From "stranger danger" to vulgar and inappropriate content, the internet can be a frightening place for children.

"I feel like we're chasing our tails trying to keep up with what they can learn," said Tad Cooke.

Right away, Cooke cops to playing catch-up when it comes to technology his 13-year-old son has already mastered.

Cooke said, "He does have an iPad, but not a smart phone."

Even without a smart phone, the debate over his son starting a Facebook account isn't quite settled.

"So many of his friends have them and he wants to be able to chat with his friends, so we're having those conversations right now," Cooke explained.

Facebook or not, Tad says there is a set time limit for using the iPad.

"It's usually like 20 minutes to half an hour a day, if he hasn't gotten in trouble and if all of his homework is done and things like that," Cooke said.

That's key, experts say keeping strict tabs on your child's online activities.

But over in the Walsh household, things are decidedly low-tech.

"No smart phone," said Phyllis Walsh.

Not only that, 11-year-old Fiona said she isn't even interested.

"I'm a tomboy. I don't really care about stuff like that," she said. ‘That' even includes Facebook.

The tween, who is home-schooled and lives on a farm, already has a lot on her plate.

"I usually have six chores each day.
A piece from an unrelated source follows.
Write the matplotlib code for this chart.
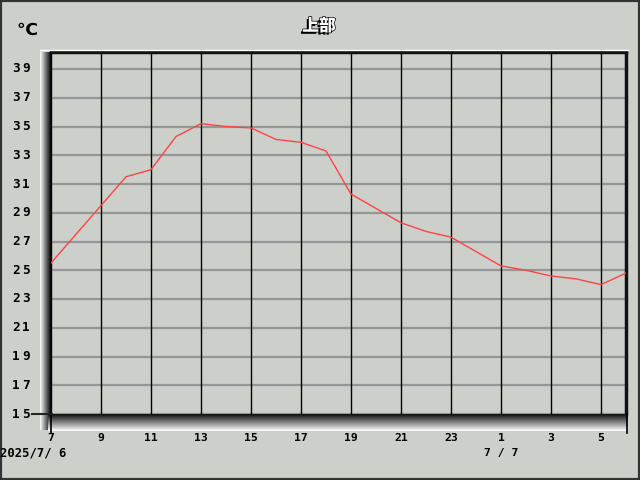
import matplotlib
matplotlib.use("Agg")
import matplotlib.pyplot as plt
import matplotlib.patheffects as pe
import numpy as np
from matplotlib.patches import Rectangle
from matplotlib.lines import Line2D

hours = list(range(7, 31))
temps = [25.5, 27.5, 29.5, 31.5, 32.0, 34.3, 35.2, 35.0, 34.9, 34.1, 33.9, 33.3,
         30.3, 29.3, 28.3, 27.7, 27.3, 26.3, 25.3, 25.0, 24.6, 24.4, 24.0, 24.8]
xtick_pos = list(range(7, 30, 2))
xtick_labels = ["7", "9", "11", "13", "15", "17", "19", "21", "23", "1", "3", "5"]
ytick_vals = list(range(15, 40, 2))
title = "上部"
unit = "℃"
date1 = "2025/7/ 6"
date2 = "7 / 7"

W, H = 640, 480
bg = "#cdcfcb"
fig = plt.figure(figsize=(6.4, 4.8), dpi=100, facecolor=bg)

def fx(px):
    return px / W

def fy(py):
    return 1 - py / H

L, R, T, B = 51, 626, 52, 414
ax = fig.add_axes([fx(L), fy(B), fx(R - L), (B - T) / H])
ax.set_facecolor(bg)
ymax = 15 + (B - T) / 14.375
ax.set_xlim(7, 30)
ax.set_ylim(15, ymax)
for v in ytick_vals:
    ax.axhline(v, color="#969696", lw=1.6, zorder=1)
for x in xtick_pos:
    ax.axvline(x, color="black", lw=1.0, zorder=1)
ax.plot(hours, temps, color="#ff4444", lw=1.0, zorder=3)
ax.set_xticks([])
ax.set_yticks([])
for s in ax.spines.values():
    s.set_visible(False)
ax.spines["top"].set_visible(True)
ax.spines["top"].set_linewidth(2.5)
ax.spines["top"].set_color("#111111")
ax.spines["right"].set_visible(True)
ax.spines["right"].set_linewidth(2.5)
ax.spines["right"].set_color("#111111")

# left 3D bar
grad_l = np.linspace(1, 0, 64).reshape(1, -1)
axl = fig.add_axes([fx(40), fy(430), fx(11), (430 - 52) / H])
axl.imshow(grad_l, cmap="gray", aspect="auto", vmin=0, vmax=1)
axl.axis("off")
# bottom 3D bar
grad_b = np.linspace(0.05, 1, 64).reshape(-1, 1)
axb = fig.add_axes([fx(48), fy(431), fx(580), 17 / H])
axb.imshow(grad_b, cmap="gray", aspect="auto", vmin=0, vmax=1)
axb.axis("off")

# top highlight line
fig.add_artist(Line2D([fx(40), fx(628)], [fy(50), fy(50)], color="white", lw=1))
# tick marks below
for xp in (L, R + 1):
    fig.add_artist(Line2D([fx(xp), fx(xp)], [fy(414), fy(433)], color="black", lw=1.2))
fig.add_artist(Line2D([fx(32), fx(52)], [fy(414), fy(414)], color="#222222", lw=1.5))

mono = dict(family="DejaVu Sans Mono", weight="bold", fontsize=8.2, color="black")
ymono = {**mono, "fontsize": 9.2}
for v in ytick_vals:
    ypx = B - (v - 15) * 14.375
    s = str(v)
    fig.text(fx(16), fy(ypx), s[0], ha="center", va="center", **ymono)
    fig.text(fx(26), fy(ypx), s[1], ha="center", va="center", **ymono)
for p, lab in zip(xtick_pos, xtick_labels):
    xpx = L + (p - 7) * 25
    fig.text(fx(xpx), fy(438), lab, ha="center", va="center", **mono)
fig.text(fx(0), fy(453), date1, ha="left", va="center",
         **{**mono, "fontsize": 8.8})
fig.text(fx(501), fy(453), date2, ha="center", va="center", **mono)

fig.text(fx(27), fy(30), unit, ha="center", va="center",
         family=["DejaVu Sans", "Noto Sans CJK JP"], weight="bold",
         fontsize=12.5, color="black")
t = fig.text(fx(319), fy(26), title, ha="center", va="center",
             family=["Noto Sans CJK JP", "DejaVu Sans"], weight="heavy",
             fontsize=12, color="white")
t.set_path_effects([pe.withSimplePatchShadow(offset=(-1.5, -1.5), shadow_rgbFace="black", alpha=1),
                    pe.Stroke(linewidth=1.0, foreground="black"), pe.Normal()])

# outer border
fig.add_artist(Rectangle((0, 0), 1, 1, transform=fig.transFigure, fill=False,
                         edgecolor="#333333", lw=3))

fig.savefig("out.png", dpi=100, facecolor=bg)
Three in the morning and three in the evening," she explained.

But her mom Phyllis is quick to acknowledge just how quickly your child can be exposed to scary things online - something experts say parents shouldn't underestimate.

"She was doing research one day and something vulgar came up by accident just because of a search word she used," she warned.

Another thing experts recommend is show and tell. Make your child take you to their favorite hot spots around the web. Get to know where they're spending their time online. Experts say that's the key to realizing if there are any problems.